The author cropped out most of the code in that screenshot so it’s not really possible to understand the warning, but it seems uselessly broad. The nature of C is that you’re often casting pointers.
I’ve never used CodeQL, but the Clang static analyzer is pretty good; in medium-size C++ codebases I work on it might find one bogus issue per 10K LOC. often those can be silenced by adding an assertion, when the analyzer finds an issue on a code path that can’t actually occur.
The nature of C (and C++) is that warnings are essential; there is so much clearly-wrong code that’s allowed by the language spec, mostly for historical reasons. The first thing I do in any new project is crank up warnings to, yes, 11 (
-Wpedantic -Werror
).The trend of tools over skills/experience certainly speaks to that. I think we’re at the peak of the “tools will save the industry!” belief. They help quite a bit but they can’t make a junior dev into a senior one.
Will be interesting to see if the “tools > everything else” belief holds up once AI-written code has proliferated. Will we grant AI slack because it’s not human? Or require AIs to only write code that conforms to all our tools? Who will fix the AI generated code so it passes all the tooling checks?
I strongly agree with this. In addition:
if you have warnings that you don’t deal with, there is a much greater chance that real issues will drown in the sea of noise.
but having a zero tolerance policy on warnings can be equally problematic. As well as the time it takes, as mentioned in the post, there are other noise effects it introduces. For example, silencing linter often involves adding comments to code, making your code noisier. It also means you are likely to choose colour themes in comments are made low contrast, which is the opposite of what you want (despite being done everywhere), because it leads to the genuinely important stuff being ignored.
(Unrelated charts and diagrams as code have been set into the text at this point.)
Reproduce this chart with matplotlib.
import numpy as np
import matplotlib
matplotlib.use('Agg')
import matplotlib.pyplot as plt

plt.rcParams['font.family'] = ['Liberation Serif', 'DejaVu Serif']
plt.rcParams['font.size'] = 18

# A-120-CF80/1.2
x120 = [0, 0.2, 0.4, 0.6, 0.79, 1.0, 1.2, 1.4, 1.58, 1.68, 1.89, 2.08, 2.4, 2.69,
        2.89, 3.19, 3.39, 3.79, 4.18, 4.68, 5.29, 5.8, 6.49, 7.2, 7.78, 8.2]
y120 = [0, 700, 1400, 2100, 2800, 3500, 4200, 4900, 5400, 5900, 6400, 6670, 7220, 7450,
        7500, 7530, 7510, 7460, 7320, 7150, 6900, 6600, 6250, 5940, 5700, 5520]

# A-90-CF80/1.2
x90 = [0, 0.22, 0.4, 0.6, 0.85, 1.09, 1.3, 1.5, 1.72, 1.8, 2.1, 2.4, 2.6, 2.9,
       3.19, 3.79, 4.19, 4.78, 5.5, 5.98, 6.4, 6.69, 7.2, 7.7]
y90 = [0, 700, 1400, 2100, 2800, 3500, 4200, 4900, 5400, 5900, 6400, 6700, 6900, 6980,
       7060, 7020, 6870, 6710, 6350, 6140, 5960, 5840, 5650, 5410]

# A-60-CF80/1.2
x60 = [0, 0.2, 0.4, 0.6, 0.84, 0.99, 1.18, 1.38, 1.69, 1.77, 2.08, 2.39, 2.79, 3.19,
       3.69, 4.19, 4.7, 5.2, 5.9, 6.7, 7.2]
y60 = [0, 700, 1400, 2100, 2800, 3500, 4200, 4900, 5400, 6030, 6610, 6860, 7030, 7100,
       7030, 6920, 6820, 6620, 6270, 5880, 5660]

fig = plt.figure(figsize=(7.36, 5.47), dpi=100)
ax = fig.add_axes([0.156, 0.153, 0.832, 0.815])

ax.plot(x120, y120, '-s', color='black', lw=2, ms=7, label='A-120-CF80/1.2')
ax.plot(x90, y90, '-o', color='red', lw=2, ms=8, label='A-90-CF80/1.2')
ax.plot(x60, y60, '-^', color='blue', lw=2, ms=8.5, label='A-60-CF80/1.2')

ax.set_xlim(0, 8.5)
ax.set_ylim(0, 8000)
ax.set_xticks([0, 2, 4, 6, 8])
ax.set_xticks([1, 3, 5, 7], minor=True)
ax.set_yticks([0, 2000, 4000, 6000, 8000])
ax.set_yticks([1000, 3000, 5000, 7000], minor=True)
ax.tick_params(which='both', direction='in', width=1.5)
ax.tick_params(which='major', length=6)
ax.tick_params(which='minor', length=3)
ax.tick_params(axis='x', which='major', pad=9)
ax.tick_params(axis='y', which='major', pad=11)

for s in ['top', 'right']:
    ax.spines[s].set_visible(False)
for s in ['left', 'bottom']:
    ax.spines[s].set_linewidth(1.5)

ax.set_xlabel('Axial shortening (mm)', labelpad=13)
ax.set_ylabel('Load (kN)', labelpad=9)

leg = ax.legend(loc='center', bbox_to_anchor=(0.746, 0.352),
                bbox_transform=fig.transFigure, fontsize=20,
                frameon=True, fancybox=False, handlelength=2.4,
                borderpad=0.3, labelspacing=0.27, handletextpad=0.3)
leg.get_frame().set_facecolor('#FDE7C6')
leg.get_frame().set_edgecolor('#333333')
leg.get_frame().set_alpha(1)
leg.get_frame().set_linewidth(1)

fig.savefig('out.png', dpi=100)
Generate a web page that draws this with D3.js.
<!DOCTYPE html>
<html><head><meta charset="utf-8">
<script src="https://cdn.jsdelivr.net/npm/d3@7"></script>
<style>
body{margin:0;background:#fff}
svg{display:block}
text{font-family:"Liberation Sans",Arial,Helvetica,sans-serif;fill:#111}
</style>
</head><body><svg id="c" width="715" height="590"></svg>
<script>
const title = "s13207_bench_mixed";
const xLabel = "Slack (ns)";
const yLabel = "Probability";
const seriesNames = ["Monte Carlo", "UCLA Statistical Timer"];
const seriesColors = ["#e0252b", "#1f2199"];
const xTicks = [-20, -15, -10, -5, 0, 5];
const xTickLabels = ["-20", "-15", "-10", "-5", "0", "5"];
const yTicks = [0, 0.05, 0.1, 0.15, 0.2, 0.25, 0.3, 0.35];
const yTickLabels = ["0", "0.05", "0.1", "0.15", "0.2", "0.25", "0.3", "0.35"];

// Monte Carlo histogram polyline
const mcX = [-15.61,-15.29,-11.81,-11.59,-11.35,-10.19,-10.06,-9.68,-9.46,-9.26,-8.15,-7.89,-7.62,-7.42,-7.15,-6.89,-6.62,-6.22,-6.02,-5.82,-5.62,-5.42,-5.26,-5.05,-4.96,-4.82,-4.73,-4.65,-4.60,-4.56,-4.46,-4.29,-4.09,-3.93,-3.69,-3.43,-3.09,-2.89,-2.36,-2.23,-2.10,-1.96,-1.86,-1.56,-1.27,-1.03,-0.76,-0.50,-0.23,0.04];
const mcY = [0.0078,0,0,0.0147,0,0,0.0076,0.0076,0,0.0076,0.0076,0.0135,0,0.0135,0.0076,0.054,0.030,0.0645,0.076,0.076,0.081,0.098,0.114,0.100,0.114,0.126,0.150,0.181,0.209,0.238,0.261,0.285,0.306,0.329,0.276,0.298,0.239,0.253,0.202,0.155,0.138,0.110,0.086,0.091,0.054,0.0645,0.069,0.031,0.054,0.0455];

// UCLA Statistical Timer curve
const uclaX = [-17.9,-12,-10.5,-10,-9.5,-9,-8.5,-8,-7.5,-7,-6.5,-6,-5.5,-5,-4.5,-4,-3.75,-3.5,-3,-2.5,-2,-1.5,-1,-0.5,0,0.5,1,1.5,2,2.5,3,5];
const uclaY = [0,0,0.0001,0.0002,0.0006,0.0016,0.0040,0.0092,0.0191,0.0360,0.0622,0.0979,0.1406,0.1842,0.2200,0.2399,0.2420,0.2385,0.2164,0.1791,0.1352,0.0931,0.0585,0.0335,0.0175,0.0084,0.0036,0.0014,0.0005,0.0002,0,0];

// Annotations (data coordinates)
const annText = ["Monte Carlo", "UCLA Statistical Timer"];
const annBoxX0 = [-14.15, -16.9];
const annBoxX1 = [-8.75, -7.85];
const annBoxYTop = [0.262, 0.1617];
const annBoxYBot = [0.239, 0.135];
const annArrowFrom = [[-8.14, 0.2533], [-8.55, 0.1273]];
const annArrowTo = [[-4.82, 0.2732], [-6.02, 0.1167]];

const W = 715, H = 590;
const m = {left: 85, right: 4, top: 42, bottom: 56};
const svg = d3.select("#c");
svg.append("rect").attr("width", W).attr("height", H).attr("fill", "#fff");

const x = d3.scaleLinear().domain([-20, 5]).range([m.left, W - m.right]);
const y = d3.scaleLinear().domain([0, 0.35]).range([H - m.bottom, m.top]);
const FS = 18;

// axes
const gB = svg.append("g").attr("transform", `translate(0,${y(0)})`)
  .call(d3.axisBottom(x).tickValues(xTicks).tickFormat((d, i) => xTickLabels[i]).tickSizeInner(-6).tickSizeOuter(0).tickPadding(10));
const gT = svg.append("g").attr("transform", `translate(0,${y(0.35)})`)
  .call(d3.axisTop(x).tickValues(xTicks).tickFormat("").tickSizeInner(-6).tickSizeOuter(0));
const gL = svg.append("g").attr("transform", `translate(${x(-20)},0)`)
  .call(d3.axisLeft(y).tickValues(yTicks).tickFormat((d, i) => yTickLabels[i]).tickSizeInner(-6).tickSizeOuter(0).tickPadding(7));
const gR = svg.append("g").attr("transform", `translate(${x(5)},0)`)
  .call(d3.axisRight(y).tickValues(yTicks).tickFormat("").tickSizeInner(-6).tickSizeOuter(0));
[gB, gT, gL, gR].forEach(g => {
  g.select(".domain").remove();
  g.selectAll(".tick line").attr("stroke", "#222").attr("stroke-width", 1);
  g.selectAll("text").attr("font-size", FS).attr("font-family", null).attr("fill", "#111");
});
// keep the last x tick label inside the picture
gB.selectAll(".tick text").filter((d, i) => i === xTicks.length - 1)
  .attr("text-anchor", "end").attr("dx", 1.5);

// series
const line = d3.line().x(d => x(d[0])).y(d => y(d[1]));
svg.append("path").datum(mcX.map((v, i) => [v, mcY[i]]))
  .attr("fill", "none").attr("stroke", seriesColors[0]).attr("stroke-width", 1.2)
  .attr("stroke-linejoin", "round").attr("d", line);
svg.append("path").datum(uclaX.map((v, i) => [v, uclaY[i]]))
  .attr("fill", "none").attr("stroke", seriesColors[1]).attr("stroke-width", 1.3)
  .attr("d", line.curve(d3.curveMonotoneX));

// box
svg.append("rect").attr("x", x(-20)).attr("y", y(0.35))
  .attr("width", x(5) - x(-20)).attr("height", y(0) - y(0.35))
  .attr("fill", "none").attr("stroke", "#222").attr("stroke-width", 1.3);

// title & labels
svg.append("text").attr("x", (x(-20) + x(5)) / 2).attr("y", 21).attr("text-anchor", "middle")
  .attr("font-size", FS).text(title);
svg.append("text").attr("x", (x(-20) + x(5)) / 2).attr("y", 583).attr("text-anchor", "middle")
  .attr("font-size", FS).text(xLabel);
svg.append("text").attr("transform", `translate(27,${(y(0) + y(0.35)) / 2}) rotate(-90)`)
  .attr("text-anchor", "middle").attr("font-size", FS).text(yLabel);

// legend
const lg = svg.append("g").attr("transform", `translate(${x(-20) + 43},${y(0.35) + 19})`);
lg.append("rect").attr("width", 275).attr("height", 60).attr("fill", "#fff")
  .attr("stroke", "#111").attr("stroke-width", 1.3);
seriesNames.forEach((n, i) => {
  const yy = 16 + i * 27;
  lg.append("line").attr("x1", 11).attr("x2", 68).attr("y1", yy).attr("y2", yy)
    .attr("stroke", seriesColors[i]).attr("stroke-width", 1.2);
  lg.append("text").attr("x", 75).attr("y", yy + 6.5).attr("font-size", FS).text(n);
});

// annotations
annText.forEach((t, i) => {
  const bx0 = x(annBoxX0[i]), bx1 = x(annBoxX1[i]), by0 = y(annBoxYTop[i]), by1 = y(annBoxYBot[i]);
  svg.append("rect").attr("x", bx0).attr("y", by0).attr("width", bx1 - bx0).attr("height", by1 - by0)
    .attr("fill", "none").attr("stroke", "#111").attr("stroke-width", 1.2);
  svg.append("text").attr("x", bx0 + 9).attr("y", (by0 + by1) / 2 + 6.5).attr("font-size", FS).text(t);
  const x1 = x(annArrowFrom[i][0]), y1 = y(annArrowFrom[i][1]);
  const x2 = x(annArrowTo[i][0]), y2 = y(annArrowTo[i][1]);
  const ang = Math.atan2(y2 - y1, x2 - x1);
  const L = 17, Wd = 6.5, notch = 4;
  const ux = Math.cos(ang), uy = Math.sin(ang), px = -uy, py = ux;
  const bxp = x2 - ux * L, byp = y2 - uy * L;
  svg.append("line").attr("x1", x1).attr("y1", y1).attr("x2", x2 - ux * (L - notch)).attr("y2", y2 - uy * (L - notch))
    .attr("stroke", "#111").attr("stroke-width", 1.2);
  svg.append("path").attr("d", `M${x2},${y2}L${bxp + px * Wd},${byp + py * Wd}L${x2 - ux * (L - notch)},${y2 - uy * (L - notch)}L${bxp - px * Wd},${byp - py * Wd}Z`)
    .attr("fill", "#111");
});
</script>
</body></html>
One of the things I found amazing working with hardware folks was that they just expect Verilog to spit out tens of thousands of warnings. I learned this when we had a problem that the reset line on the network interface was wired high and so the network didn’t work. It turned out that the Verilog compiler had been warning that it was in an undefined state for ages, but it connects undefined things to whatever happens to be most convenient and that was low until another change made it high. The previous bug was that it was impossible to reset the NIC, but we never did that without reprogramming the FPGA anyway. The new one was that the NIC never came out of reset. The compiler clearly warned about the problem, but it also warned about thousands of things that were not important and so no one even bothered reading the warning.